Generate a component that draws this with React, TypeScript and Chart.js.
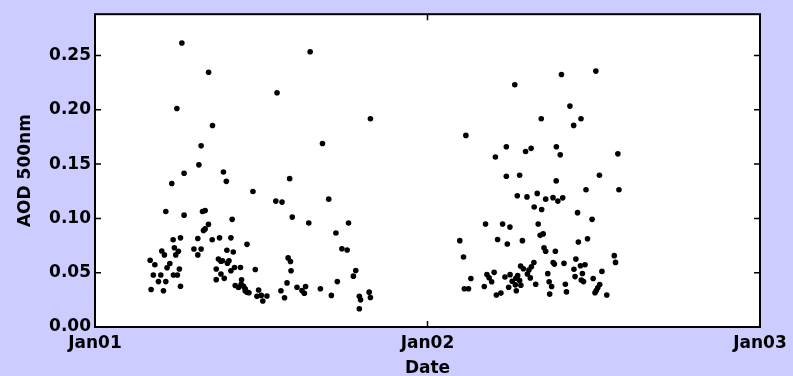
import React, { useEffect, useRef } from "react";
import { Chart, registerables } from "chart.js";

Chart.register(...registerables);

// Hours since Jan01 00:00 and AOD at 500 nm — first day
const day1Hours = [
  3.98, 4.32, 4.05, 4.21, 4.75, 4.58, 5.11, 4.94, 5.11, 4.82, 5.01, 5.40, 5.20, 5.64, 5.66, 5.95,
  5.73, 6.02, 5.83, 6.17, 6.09, 6.17, 6.43, 5.54, 7.14, 7.42, 7.42, 7.66, 7.76, 7.95, 7.83, 7.95,
  8.19, 8.46, 8.75, 8.75, 8.99, 8.91, 9.09, 9.20, 9.09, 9.33, 9.52, 9.67, 9.56, 9.81, 9.98, 9.90,
  9.81, 10.07, 10.50, 10.12, 10.36, 10.58, 10.55, 10.72, 10.84, 10.84, 10.97, 11.11, 10.97, 11.40,
  11.57, 11.81, 11.69, 12.00, 12.11, 12.41, 13.05, 13.50, 13.42, 13.68, 13.86, 13.94, 14.11, 14.15,
  14.24, 14.58, 14.94, 15.11, 15.20, 15.43, 16.27, 16.87, 17.06, 17.39, 17.49, 17.82, 18.20, 18.30,
  18.65, 18.82, 19.08, 19.17, 19.08, 19.79, 19.88, 6.27, 8.20, 5.91, 8.48, 7.66, 7.50, 6.43,
  9.27, 9.48, 13.14, 15.53, 19.88, 16.42, 14.05,
];
const day1Aod = [
  0.0615, 0.0573, 0.0345, 0.0479, 0.0479, 0.0418, 0.0418, 0.0334, 0.1064, 0.0700, 0.0664, 0.0585,
  0.0545, 0.0803, 0.0479, 0.0479, 0.0730, 0.0697, 0.0664, 0.0821, 0.0534, 0.0375, 0.1030, 0.1321,
  0.0718, 0.0815, 0.0664, 0.0718, 0.1064, 0.1073, 0.0888, 0.0903, 0.0945, 0.0803, 0.0534, 0.0436,
  0.0821, 0.0625, 0.0606, 0.0609, 0.0488, 0.0448, 0.0706, 0.0609, 0.0588, 0.0821, 0.0691, 0.0991,
  0.0518, 0.0548, 0.0548, 0.0382, 0.0364, 0.0434, 0.0394, 0.0375, 0.0352, 0.0334, 0.0321, 0.0315,
  0.0761, 0.1248, 0.0530, 0.0341, 0.0282, 0.0291, 0.0239, 0.0285, 0.1159, 0.1150, 0.0334, 0.0270,
  0.0406, 0.0636, 0.0603, 0.0518, 0.1012, 0.0366, 0.0335, 0.0311, 0.0373, 0.0957, 0.0352, 0.1177,
  0.0291, 0.0865, 0.0418, 0.0721, 0.0709, 0.0957, 0.0468, 0.0520, 0.0282, 0.0250, 0.0168, 0.0321,
  0.0271, 0.2615, 0.2345, 0.2012, 0.1855, 0.1668, 0.1493, 0.1416, 0.1427, 0.1341, 0.2157, 0.2534,
  0.1918, 0.1689, 0.1366,
];

// Second day
const day2Hours = [
  26.77, 30.30, 33.67, 36.15, 34.28, 32.21, 35.08, 34.55, 29.69, 28.90, 31.08, 31.48, 33.30, 33.58,
  37.74, 29.69, 30.65, 33.29, 36.41, 35.44, 37.82, 30.48, 31.18, 31.92, 32.53, 33.06, 33.41, 33.76,
  31.70, 32.24, 34.83, 35.88, 28.19, 29.42, 29.95, 31.99, 32.13, 32.35, 26.33, 29.06, 29.76, 30.85,
  34.89, 35.55, 26.60, 32.41, 32.53, 33.23, 37.48, 37.57, 34.71, 33.07, 33.16, 33.85, 30.72, 30.92,
  31.32, 31.50, 31.68, 31.21, 31.42, 35.04, 35.37, 34.57, 36.59, 28.29, 28.45, 28.63, 28.81, 27.13,
  26.66, 26.96, 28.10, 29.59, 29.96, 30.11, 30.38, 30.51, 30.65, 32.68, 32.78, 32.96, 34.65, 35.18,
  35.10, 35.26, 35.96, 36.43, 36.29, 36.18, 36.09, 36.94, 31.81, 29.86, 30.41, 30.34, 30.74, 28.97,
  29.30, 32.82, 33.95, 34.03,
];
const day2Aod = [
  0.1764, 0.2230, 0.2325, 0.2356, 0.2034, 0.1918, 0.1918, 0.1856, 0.1659, 0.1565, 0.1616, 0.1645,
  0.1659, 0.1585, 0.1594, 0.1388, 0.1397, 0.1345, 0.1397, 0.1264, 0.1264, 0.1209, 0.1198, 0.1230,
  0.1177, 0.1191, 0.1159, 0.1189, 0.1105, 0.1082, 0.1053, 0.0991, 0.0948, 0.0948, 0.0920, 0.0948,
  0.0844, 0.0857, 0.0795, 0.0805, 0.0764, 0.0795, 0.0782, 0.0812, 0.0645, 0.0730, 0.0698, 0.0697,
  0.0657, 0.0595, 0.0625, 0.0594, 0.0579, 0.0586, 0.0561, 0.0536, 0.0525, 0.0555, 0.0594, 0.0488,
  0.0452, 0.0564, 0.0573, 0.0532, 0.0512, 0.0484, 0.0453, 0.0416, 0.0503, 0.0447, 0.0352, 0.0352,
  0.0373, 0.0461, 0.0482, 0.0421, 0.0448, 0.0473, 0.0427, 0.0491, 0.0416, 0.0373, 0.0464, 0.0493,
  0.0432, 0.0418, 0.0447, 0.0391, 0.0361, 0.0336, 0.0315, 0.0295, 0.0393, 0.0366, 0.0334, 0.0388,
  0.0385, 0.0295, 0.0312, 0.0303, 0.0394, 0.0323,
];

const xTickValues = [0, 24, 48];
const xTickLabels = ["Jan01", "Jan02", "Jan03"];
const yTickValues = [0, 0.05, 0.1, 0.15, 0.2, 0.25];
const xTitle = "Date";
const yTitle = "AOD 500nm";

const FONT = { family: "'DejaVu Sans', sans-serif", size: 17, weight: "bold" as const, lineHeight: 1.2 };

const framePlugin = {
  id: "frame",
  beforeDatasetsDraw(chart: any) {
    const { ctx, chartArea: a } = chart;
    ctx.save();
    ctx.fillStyle = "#ffffff";
    ctx.fillRect(a.left, a.top, a.right - a.left, a.bottom - a.top);
    ctx.restore();
  },
  afterDraw(chart: any) {
    const { ctx, chartArea: a, scales } = chart;
    const tl = 6;
    ctx.save();
    ctx.strokeStyle = "#000";
    ctx.lineWidth = 1.5;
    ctx.beginPath();
    for (const v of yTickValues) {
      const y = scales.y.getPixelForValue(v);
      ctx.moveTo(a.left, y);
      ctx.lineTo(a.left + tl, y);
      ctx.moveTo(a.right, y);
      ctx.lineTo(a.right - tl, y);
    }
    for (const v of xTickValues) {
      const x = scales.x.getPixelForValue(v);
      ctx.moveTo(x, a.bottom);
      ctx.lineTo(x, a.bottom - tl);
      ctx.moveTo(x, a.top);
      ctx.lineTo(x, a.top + tl);
    }
    ctx.stroke();
    ctx.lineWidth = 2;
    ctx.strokeRect(a.left, a.top, a.right - a.left, a.bottom - a.top);
    ctx.restore();
  },
};

export default function App() {
  const ref = useRef<HTMLCanvasElement | null>(null);

  useEffect(() => {
    document.body.style.margin = "0";
    const canvas = ref.current;
    if (!canvas) return;
    const points = [
      ...day1Hours.map((h, i) => ({ x: h, y: day1Aod[i] })),
      ...day2Hours.map((h, i) => ({ x: h, y: day2Aod[i] })),
    ];
    const chart = new Chart(canvas, {
      type: "scatter",
      data: {
        datasets: [
          {
            data: points,
            backgroundColor: "#000",
            borderWidth: 0,
            pointRadius: 2.8,
            pointHoverRadius: 2.8,
          },
        ],
      },
      options: {
        animation: false,
        responsive: false,
        maintainAspectRatio: false,
        layout: { padding: { top: 10, right: 33, left: 0, bottom: 0 } },
        plugins: { legend: { display: false }, tooltip: { enabled: false } },
        scales: {
          x: {
            type: "linear",
            min: 0,
            max: 48,
            afterBuildTicks: (s: any) => {
              s.ticks = xTickValues.map((v) => ({ value: v }));
            },
            afterFit: (s: any) => {
              s.height = 49;
            },
            ticks: {
              autoSkip: false,
              maxRotation: 0,
              padding: 6,
              color: "#000",
              font: FONT,
              callback: (v: any) => xTickLabels[xTickValues.indexOf(Number(v))] ?? "",
            },
            grid: { display: false, drawTicks: false },
            border: { display: false },
            title: { display: true, text: xTitle, color: "#000", font: FONT, padding: { top: 0, bottom: -3 } },
          },
          y: {
            type: "linear",
            min: 0,
            max: 0.288,
            afterBuildTicks: (s: any) => {
              s.ticks = yTickValues.map((v) => ({ value: v }));
            },
            afterFit: (s: any) => {
              s.width = 95;
            },
            ticks: {
              padding: 4,
              color: "#000",
              font: FONT,
              callback: (v: any) => Number(v).toFixed(2),
            },
            grid: { display: false, drawTicks: false },
            border: { display: false },
            title: { display: true, text: yTitle, color: "#000", font: FONT, padding: { top: 15, bottom: 0 } },
          },
        },
      },
      plugins: [framePlugin],
    });
    return () => chart.destroy();
  }, []);

  return (
    <div style={{ width: 793, height: 376, background: "#ccccff" }}>
      <canvas ref={ref} width={793} height={376} style={{ display: "block" }} />
    </div>
  );
}
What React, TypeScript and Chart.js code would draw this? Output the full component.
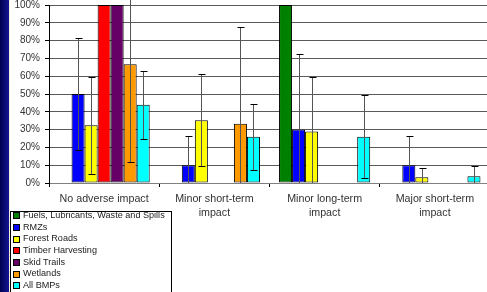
----------------------------------------
REQUEST:
Restate each line from the start of the listing through the line bearing "Chart.register(...registerables);" word for word. Drop the pictures.

EXERCISE RESULT:
Generate a component that draws this with React, TypeScript and Chart.js.
import React, { useEffect, useRef } from "react";
import { Chart, registerables } from "chart.js";

Chart.register(...registerables);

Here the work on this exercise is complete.